● What you will do
Your task is to retype the lines from the opening of the material through the line that includes "speeds = [1, 890, 1800, 2500, 3500, 4712]". Do not copy the pictures.

● Dataset excerpt
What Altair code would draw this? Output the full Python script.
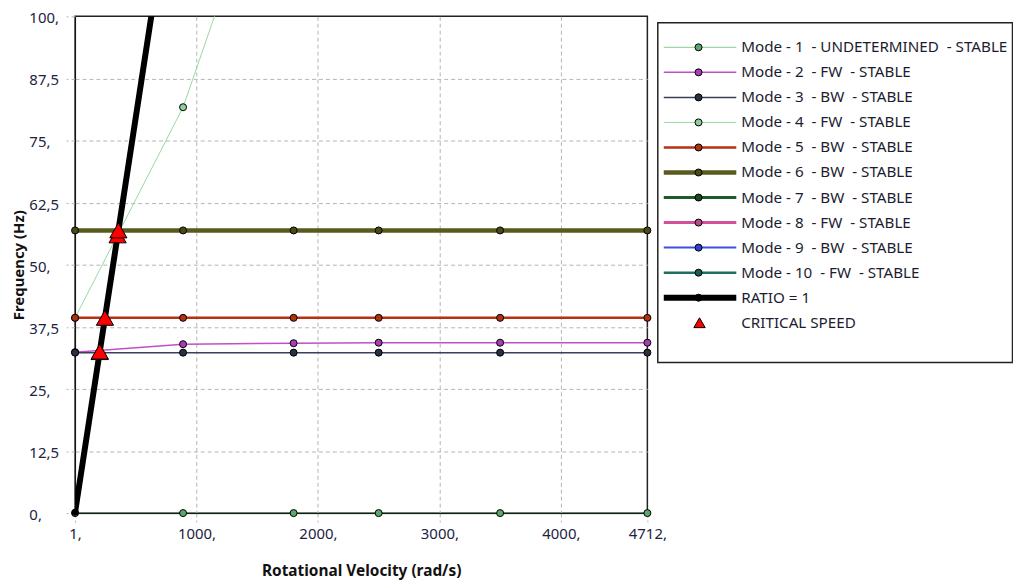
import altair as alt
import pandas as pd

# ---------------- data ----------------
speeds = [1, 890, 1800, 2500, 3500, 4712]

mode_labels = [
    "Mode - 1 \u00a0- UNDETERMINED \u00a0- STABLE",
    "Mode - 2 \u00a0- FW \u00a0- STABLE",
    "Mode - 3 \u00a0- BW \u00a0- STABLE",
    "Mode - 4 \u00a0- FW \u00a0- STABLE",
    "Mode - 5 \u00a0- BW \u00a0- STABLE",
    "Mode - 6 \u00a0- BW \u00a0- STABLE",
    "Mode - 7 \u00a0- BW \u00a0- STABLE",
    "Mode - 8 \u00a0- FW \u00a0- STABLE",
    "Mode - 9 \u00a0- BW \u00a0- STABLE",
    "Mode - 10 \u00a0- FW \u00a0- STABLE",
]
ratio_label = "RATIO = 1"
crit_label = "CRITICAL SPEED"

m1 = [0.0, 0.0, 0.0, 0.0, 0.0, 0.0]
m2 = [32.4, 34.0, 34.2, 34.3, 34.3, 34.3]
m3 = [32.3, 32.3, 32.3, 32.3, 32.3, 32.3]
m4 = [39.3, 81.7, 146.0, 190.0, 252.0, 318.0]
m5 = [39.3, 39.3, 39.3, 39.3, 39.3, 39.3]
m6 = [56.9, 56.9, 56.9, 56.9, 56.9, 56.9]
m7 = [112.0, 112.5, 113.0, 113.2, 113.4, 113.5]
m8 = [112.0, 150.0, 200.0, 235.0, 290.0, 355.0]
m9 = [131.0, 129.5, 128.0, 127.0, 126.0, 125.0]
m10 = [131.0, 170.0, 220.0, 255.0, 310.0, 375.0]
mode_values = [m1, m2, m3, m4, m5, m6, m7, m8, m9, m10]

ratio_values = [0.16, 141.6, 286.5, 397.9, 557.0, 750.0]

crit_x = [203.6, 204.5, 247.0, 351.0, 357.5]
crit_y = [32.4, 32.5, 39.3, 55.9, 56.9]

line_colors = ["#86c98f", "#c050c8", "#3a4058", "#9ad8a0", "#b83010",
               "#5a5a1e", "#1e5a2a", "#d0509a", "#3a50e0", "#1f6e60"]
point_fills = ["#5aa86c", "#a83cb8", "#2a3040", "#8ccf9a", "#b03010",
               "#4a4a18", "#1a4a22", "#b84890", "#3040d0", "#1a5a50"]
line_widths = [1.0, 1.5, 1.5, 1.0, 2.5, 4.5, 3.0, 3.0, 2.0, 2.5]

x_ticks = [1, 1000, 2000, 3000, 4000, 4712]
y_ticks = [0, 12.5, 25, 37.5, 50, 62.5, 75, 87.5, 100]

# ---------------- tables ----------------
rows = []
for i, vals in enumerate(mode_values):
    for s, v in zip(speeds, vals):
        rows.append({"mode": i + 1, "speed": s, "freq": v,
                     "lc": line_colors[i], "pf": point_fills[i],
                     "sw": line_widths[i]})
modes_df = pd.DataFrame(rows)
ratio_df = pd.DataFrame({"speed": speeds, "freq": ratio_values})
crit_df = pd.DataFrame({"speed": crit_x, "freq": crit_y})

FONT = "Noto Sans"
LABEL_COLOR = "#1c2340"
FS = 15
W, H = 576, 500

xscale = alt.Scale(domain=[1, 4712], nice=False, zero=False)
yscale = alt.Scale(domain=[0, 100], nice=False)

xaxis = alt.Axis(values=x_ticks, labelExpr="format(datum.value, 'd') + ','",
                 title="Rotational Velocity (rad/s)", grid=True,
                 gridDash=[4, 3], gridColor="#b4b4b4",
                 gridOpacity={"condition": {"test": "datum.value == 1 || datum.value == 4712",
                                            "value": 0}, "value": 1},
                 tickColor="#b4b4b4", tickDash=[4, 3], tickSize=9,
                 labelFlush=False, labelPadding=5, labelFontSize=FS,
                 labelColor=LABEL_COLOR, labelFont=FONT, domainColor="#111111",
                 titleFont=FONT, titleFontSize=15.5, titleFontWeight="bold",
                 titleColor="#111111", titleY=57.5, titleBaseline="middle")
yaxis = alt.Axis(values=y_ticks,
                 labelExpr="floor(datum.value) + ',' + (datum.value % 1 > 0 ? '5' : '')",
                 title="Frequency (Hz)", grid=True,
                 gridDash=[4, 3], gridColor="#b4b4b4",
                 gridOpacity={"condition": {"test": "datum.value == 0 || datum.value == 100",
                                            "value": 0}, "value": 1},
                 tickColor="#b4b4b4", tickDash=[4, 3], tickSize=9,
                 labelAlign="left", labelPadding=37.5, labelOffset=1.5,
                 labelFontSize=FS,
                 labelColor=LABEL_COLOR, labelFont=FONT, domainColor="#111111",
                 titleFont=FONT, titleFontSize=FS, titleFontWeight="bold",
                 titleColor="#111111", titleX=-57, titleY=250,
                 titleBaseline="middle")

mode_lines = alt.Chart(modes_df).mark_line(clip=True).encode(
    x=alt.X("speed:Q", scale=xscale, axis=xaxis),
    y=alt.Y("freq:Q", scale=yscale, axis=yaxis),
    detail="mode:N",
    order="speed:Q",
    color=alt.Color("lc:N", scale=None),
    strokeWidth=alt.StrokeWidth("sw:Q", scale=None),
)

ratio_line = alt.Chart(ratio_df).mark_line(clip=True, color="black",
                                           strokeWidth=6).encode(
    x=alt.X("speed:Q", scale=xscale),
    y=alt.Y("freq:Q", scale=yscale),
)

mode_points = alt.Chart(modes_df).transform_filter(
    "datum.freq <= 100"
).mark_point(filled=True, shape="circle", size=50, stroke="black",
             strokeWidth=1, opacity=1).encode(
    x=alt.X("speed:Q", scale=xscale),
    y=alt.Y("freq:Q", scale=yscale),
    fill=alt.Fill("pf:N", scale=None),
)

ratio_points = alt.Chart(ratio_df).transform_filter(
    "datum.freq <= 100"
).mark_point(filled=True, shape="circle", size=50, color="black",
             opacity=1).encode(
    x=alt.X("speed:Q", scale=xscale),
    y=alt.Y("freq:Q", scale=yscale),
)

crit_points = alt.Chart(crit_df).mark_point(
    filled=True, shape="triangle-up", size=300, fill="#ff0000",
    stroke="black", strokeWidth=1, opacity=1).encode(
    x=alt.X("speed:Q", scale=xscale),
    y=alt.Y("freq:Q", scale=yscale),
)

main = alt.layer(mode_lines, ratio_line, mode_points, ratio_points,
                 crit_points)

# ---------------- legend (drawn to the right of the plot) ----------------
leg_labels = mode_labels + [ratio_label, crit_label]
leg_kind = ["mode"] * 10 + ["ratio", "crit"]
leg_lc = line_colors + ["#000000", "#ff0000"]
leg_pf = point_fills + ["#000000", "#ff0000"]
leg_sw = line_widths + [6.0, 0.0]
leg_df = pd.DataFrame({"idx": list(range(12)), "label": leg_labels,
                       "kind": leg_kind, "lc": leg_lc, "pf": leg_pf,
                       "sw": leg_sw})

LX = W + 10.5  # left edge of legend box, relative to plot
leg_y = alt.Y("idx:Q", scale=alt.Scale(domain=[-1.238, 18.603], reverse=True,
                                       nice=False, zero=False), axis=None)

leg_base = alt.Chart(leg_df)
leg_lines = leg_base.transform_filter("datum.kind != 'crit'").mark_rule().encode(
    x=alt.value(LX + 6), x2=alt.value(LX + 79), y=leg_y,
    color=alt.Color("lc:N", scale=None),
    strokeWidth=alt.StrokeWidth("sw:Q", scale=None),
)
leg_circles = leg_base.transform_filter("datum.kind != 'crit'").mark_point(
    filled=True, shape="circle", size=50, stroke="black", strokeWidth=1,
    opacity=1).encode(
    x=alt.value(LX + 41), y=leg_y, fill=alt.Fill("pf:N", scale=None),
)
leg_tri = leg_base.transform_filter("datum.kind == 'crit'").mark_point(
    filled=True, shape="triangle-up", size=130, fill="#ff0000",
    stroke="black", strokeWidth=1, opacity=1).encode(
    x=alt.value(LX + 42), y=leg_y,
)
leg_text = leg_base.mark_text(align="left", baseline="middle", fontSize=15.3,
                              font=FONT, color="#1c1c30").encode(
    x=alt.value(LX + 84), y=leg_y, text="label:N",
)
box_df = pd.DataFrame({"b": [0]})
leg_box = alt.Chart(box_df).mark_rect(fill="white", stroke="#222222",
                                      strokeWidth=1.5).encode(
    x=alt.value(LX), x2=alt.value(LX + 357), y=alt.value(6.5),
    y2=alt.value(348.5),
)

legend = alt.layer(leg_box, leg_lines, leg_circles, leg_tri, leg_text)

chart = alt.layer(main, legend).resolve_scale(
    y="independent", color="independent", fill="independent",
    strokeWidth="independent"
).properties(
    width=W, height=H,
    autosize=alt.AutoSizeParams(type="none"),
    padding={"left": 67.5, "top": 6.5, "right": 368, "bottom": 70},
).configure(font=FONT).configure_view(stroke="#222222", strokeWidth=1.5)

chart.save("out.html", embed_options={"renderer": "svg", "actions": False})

● Full output
What Altair code would draw this? Output the full Python script.
import altair as alt
import pandas as pd

# ---------------- data ----------------
speeds = [1, 890, 1800, 2500, 3500, 4712]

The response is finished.